Sonos have confirmed that the final dash to the finish line, sweaty or not, is in sight. A public beta goes live on 15 December, allowing listeners to stream Apple Music from their iPhone or iPad straight to Sonos speakers. It will work though the Sonos app and will add Apple Music to the currently available services, ranging from Tidal to Deezer, Napster to Spotify. General availability will follow early in the new year. Would-be beta users should go to sonos.com/applemusic to sign up from tonight.
This is great timing for Sonos, whose revolutionary Trueplay software has recently arrived. This allows people to place their speakers where they want, really wherever they want. The first demonstration I saw of Trueplay involved one speaker stuck between a tiled wall and a microwave. The other speaker was in a cupboard… and then the door was closed on it. As you can imagine, the sound was atrocious.

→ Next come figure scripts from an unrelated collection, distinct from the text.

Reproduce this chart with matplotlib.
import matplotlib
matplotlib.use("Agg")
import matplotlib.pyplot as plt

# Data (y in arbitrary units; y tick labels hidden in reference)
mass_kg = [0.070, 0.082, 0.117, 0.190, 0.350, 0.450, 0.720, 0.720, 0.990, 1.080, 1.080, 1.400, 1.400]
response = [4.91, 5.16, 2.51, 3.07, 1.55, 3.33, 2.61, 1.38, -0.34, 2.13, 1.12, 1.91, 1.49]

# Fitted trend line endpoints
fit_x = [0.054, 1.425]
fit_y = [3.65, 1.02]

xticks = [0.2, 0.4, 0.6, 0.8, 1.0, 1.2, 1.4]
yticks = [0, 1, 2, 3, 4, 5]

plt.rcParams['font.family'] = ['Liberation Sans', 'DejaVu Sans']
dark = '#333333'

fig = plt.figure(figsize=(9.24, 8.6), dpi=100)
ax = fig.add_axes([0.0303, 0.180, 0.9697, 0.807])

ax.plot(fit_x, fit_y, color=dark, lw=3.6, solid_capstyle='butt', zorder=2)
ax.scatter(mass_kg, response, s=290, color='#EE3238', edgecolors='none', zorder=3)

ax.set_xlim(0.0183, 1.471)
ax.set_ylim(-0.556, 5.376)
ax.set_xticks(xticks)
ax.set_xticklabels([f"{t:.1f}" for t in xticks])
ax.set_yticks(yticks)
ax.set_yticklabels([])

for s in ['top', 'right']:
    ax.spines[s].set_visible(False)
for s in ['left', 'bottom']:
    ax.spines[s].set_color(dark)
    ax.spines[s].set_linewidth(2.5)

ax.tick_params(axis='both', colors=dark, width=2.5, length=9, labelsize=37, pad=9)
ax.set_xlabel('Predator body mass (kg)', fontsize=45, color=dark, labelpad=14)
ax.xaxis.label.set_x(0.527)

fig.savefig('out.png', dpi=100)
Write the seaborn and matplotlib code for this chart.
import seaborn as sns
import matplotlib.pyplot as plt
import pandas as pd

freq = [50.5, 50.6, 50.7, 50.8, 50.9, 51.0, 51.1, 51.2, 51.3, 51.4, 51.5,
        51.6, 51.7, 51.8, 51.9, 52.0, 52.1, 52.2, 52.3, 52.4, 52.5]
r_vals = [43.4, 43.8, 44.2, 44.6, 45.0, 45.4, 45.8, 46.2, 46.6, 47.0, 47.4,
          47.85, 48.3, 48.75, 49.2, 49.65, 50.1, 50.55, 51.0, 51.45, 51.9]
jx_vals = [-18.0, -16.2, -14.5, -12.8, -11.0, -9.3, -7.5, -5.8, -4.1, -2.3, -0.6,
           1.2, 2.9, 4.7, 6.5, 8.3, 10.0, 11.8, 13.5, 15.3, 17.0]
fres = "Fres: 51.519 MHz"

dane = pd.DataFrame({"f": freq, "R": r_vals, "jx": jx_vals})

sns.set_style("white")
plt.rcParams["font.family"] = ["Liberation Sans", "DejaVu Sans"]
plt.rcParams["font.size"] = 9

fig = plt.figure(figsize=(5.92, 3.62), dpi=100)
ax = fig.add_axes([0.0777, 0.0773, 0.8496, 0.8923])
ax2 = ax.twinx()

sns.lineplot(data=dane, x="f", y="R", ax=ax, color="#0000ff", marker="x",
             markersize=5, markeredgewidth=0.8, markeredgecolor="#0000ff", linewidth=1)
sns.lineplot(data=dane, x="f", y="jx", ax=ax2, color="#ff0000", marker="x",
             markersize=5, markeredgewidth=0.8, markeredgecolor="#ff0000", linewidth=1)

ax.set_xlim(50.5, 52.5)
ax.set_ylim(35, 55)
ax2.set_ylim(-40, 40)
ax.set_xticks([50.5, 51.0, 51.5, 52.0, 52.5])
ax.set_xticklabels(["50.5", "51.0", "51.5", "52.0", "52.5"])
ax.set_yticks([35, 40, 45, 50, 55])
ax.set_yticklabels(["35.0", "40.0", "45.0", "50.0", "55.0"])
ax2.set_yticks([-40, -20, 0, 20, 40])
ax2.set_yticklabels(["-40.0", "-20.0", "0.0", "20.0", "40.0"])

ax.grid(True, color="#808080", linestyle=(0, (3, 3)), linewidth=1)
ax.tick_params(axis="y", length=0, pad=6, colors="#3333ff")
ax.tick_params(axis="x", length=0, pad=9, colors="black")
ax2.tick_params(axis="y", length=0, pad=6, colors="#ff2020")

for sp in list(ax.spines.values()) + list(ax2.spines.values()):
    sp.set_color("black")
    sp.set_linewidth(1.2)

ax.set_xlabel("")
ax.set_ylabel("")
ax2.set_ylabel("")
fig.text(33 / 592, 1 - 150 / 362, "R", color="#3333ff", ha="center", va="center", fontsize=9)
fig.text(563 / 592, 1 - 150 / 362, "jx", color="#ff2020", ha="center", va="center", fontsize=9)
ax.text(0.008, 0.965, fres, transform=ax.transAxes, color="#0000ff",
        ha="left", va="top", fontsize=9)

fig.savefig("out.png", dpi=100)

However, once the Trueplay software had run – essentially involving the speakers producing a series of noises while you walk round the room gently wafting an iPad or iPhone up and down for a minute or so – the transformation was astonishing. Suddenly the speakers, now their drivers were tweaked by Trueplay, sounded clear, pure and unobstructed. It works with Sonos Play:1, Play:3 and old and new Play:5 speakers. If you have any of these, you should try Trueplay.
The arrival of Apple Music means Sonos users now have access to the Apple live music radio station, Beats 1. And since Apple Music has over 15 million active accounts right now, of which 6.5 million are paying customers, it’s likely that there will plenty of demand from Sonos owners.
Sonos CEO John McFarlane had also told me how important Apple Music was going to be. He said, “Streaming is bringing more music into everyone’s lives – and that’s a better life”.
Tom Cullen clearly agrees: “We’re super-excited about Apple Music. We think that Apple’s focus on the artist is the right place, they’re really connecting artists with music lovers in new and exciting ways like Connect. But also Apple as a company has developed the ability to come up with products that make it easy to make the leap into the future.
“And we think the effort they’re making in turning people onto streaming music is going to be good for musicians, it’s going to be good for music lovers and candidly it’s going to be good for Sonos, too.”